What this task involves
What is needed is an exact copy of the lines from the line containing "Convert this chart to matplotlib code." to the line containing "plt.rcParams['font.family'] = ['Liberation", both lines included, and nothing else.

Records shown

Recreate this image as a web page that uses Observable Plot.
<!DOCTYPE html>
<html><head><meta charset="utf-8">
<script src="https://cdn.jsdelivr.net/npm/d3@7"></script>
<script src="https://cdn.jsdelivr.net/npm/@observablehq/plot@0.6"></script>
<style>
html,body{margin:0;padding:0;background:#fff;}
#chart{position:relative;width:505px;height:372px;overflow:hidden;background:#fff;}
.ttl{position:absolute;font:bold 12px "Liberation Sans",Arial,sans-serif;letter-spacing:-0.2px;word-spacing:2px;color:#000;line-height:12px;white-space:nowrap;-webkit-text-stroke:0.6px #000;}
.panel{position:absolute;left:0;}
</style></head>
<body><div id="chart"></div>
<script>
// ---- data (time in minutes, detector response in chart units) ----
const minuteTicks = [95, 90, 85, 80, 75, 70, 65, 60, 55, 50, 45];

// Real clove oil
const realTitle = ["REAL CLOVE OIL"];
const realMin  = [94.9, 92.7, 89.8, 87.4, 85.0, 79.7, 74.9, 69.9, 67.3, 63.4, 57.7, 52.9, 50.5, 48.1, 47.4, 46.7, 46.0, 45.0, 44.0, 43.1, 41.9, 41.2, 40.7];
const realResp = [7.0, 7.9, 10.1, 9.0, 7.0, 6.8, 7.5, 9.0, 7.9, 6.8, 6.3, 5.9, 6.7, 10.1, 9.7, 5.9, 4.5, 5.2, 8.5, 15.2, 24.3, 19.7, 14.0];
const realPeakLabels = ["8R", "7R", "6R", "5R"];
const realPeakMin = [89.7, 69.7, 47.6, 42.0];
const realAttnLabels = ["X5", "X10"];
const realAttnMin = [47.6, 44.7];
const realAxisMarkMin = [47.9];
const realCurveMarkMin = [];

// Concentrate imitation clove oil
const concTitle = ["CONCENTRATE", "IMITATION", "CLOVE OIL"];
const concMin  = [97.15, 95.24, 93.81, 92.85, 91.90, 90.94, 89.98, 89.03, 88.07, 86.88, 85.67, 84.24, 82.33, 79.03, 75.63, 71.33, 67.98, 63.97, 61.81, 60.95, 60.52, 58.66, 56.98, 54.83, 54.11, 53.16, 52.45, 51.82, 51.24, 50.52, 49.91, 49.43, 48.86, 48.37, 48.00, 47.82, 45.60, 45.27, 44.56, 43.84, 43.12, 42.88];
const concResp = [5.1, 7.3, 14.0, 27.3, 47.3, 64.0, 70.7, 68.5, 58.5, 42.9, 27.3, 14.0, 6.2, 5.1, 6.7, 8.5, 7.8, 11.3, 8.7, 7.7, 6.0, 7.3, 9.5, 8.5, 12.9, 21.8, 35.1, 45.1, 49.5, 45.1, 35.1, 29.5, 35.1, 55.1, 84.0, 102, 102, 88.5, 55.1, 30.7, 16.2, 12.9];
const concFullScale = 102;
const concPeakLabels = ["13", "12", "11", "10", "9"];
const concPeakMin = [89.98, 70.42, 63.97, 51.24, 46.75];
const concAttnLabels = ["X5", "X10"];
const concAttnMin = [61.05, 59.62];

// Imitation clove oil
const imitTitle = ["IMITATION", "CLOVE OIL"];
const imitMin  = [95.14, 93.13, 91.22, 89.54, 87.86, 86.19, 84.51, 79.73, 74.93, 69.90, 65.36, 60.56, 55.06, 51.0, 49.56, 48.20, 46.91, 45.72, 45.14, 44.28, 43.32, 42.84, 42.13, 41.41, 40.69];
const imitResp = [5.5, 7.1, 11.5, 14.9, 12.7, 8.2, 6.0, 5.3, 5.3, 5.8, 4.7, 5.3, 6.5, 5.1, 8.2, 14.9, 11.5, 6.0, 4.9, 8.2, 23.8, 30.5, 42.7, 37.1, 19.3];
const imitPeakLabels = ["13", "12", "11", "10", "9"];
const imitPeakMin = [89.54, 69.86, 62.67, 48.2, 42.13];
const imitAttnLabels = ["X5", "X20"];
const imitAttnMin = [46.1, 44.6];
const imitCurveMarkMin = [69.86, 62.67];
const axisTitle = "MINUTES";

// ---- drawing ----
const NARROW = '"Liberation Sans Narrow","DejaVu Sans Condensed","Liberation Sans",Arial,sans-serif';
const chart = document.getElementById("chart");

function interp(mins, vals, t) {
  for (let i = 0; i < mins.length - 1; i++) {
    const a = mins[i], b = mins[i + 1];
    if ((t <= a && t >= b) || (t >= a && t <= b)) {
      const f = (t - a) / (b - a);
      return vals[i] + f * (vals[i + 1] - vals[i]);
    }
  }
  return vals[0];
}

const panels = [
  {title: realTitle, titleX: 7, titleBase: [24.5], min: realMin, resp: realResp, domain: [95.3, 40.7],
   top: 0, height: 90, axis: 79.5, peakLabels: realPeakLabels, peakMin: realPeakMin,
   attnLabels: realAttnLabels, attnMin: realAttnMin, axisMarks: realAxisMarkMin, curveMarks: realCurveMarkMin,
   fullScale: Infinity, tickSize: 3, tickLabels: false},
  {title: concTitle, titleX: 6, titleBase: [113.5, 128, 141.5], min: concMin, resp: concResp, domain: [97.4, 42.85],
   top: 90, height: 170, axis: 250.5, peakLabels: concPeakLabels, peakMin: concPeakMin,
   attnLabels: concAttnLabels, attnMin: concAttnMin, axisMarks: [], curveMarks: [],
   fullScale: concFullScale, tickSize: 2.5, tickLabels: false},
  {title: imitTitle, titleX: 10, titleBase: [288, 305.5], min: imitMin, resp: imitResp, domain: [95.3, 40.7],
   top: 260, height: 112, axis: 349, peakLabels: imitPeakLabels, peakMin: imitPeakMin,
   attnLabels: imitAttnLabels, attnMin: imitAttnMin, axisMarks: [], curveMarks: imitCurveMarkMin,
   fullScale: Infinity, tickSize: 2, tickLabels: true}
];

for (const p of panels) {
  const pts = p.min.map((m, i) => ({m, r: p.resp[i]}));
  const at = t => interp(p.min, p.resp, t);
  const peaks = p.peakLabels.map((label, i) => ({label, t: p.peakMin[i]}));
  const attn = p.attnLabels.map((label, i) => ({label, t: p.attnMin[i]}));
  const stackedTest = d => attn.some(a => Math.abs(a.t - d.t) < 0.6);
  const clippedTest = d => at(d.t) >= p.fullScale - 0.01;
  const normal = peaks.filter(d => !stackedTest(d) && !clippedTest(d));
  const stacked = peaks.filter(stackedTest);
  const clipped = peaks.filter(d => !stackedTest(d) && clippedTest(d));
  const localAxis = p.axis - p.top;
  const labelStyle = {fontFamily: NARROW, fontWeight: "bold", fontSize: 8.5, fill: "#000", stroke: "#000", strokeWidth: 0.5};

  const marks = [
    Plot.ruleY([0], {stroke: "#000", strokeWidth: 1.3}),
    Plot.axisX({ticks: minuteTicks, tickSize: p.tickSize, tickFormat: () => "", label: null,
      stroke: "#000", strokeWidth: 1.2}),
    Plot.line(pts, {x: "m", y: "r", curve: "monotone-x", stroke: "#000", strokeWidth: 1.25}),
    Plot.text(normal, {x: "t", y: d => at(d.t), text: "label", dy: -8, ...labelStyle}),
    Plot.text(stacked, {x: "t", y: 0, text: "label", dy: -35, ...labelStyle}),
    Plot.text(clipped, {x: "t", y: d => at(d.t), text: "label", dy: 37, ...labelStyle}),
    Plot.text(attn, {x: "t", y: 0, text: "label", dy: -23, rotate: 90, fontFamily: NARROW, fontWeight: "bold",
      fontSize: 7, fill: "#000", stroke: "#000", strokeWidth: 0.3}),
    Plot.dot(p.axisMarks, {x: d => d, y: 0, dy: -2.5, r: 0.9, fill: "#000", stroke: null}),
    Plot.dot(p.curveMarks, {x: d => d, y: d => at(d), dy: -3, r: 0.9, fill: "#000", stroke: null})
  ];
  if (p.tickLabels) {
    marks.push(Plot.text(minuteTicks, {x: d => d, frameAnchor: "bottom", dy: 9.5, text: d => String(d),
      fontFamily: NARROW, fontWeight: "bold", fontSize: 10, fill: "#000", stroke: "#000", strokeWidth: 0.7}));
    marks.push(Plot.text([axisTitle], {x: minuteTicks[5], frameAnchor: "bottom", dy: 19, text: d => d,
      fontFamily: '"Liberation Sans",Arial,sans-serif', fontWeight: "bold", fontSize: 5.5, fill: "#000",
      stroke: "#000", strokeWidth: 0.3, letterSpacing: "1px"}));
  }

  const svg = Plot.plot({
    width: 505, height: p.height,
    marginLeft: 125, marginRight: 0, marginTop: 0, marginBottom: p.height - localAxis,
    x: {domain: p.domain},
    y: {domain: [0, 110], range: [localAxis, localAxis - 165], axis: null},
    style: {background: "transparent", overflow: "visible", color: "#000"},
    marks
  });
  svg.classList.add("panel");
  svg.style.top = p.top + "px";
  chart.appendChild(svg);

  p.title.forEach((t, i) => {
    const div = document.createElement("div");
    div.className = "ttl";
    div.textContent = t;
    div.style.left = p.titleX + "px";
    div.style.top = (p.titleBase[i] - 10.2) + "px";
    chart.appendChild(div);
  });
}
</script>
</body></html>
---
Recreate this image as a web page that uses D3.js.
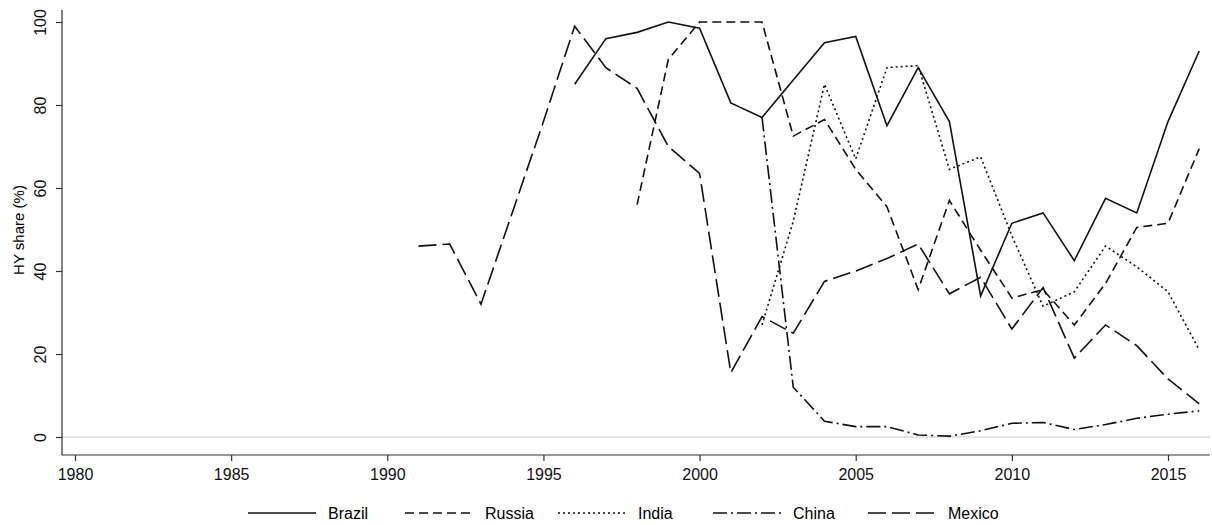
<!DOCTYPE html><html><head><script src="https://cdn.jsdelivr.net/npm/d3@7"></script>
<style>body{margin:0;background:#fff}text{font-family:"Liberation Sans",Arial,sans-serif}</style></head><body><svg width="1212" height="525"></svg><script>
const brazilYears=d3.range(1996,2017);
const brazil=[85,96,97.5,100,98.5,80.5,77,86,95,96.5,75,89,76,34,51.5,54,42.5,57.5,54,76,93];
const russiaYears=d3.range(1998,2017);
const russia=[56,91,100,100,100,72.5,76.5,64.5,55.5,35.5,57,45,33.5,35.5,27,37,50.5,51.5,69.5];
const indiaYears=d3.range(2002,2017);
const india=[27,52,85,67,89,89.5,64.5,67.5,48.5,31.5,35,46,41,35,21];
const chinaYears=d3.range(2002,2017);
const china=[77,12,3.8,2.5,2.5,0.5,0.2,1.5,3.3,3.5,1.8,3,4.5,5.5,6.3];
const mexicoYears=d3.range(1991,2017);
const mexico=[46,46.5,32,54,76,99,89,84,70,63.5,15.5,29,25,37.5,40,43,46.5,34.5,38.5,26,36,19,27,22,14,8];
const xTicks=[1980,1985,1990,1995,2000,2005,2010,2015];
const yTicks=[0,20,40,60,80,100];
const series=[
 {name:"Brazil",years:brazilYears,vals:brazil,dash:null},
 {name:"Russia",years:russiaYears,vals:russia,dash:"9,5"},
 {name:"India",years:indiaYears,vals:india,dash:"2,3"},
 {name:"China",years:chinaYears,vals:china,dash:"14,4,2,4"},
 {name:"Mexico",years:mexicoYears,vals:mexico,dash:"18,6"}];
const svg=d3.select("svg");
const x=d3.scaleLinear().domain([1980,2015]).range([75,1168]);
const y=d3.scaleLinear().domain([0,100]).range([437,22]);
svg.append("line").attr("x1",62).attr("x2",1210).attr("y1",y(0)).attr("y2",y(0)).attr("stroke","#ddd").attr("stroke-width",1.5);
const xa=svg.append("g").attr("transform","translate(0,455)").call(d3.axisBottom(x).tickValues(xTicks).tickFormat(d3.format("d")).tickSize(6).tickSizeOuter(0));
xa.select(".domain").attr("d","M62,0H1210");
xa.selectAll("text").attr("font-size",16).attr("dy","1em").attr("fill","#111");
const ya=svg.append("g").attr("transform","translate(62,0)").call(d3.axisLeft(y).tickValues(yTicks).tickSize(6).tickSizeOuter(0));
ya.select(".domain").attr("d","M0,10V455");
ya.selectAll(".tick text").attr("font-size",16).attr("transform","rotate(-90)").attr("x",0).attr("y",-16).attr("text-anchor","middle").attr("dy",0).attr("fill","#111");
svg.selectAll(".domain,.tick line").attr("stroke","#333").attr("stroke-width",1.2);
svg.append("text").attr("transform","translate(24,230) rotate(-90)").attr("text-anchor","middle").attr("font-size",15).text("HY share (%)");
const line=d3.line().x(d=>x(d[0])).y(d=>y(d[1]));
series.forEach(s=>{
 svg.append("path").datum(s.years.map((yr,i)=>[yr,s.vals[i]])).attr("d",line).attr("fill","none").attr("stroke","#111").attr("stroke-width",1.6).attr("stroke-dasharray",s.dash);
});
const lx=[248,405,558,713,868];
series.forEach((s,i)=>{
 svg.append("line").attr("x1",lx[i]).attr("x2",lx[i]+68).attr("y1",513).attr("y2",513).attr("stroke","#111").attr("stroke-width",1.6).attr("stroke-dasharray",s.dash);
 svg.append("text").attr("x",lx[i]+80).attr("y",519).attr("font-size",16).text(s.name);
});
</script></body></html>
--
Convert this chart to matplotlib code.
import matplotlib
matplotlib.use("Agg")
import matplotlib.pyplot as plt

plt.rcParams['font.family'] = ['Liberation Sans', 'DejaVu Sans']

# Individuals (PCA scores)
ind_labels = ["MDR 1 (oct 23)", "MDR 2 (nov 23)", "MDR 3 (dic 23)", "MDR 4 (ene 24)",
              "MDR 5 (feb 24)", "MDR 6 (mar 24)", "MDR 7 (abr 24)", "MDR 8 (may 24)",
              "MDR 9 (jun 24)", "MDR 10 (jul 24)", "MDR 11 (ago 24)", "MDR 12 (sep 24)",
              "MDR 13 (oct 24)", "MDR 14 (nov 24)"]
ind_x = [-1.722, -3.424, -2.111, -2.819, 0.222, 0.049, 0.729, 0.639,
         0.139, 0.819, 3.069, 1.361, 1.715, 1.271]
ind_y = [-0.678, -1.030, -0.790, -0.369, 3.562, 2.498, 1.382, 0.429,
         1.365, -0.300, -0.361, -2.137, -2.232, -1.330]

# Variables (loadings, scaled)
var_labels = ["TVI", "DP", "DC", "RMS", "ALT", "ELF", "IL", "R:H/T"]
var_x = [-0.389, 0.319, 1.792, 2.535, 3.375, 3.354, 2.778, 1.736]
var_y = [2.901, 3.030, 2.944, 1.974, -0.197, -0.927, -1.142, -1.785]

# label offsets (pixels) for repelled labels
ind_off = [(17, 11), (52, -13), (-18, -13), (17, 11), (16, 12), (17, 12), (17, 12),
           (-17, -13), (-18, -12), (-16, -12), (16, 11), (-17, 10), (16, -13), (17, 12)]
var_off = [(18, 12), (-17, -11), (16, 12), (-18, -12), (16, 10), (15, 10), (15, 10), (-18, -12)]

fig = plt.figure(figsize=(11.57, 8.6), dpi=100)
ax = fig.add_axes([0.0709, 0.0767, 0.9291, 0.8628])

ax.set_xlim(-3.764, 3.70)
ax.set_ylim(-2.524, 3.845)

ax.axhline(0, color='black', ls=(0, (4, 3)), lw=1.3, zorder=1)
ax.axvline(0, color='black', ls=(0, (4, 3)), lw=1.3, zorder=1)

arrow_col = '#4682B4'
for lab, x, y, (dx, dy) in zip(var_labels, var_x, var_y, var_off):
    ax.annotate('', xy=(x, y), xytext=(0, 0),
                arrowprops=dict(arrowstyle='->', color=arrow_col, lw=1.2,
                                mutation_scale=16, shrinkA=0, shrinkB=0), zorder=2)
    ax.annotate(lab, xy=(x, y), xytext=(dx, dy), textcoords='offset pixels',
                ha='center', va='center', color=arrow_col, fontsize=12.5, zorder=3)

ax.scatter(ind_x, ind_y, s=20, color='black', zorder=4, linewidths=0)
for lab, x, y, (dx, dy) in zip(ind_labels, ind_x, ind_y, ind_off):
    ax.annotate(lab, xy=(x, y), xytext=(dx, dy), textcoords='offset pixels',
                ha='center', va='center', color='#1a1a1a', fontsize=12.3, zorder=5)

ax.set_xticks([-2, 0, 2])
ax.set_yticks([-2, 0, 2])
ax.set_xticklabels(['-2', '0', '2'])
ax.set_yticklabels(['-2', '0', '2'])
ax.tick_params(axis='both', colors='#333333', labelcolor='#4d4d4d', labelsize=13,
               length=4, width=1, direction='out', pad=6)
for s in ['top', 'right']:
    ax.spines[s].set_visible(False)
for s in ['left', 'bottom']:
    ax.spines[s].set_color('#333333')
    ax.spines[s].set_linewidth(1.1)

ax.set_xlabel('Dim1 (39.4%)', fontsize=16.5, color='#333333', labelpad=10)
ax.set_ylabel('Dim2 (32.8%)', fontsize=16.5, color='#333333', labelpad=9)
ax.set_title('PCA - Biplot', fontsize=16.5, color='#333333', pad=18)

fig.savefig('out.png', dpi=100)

The reply
Convert this chart to matplotlib code.
import matplotlib
matplotlib.use("Agg")
import matplotlib.pyplot as plt

plt.rcParams['font.family'] = ['Liberation Sans', 'DejaVu Sans']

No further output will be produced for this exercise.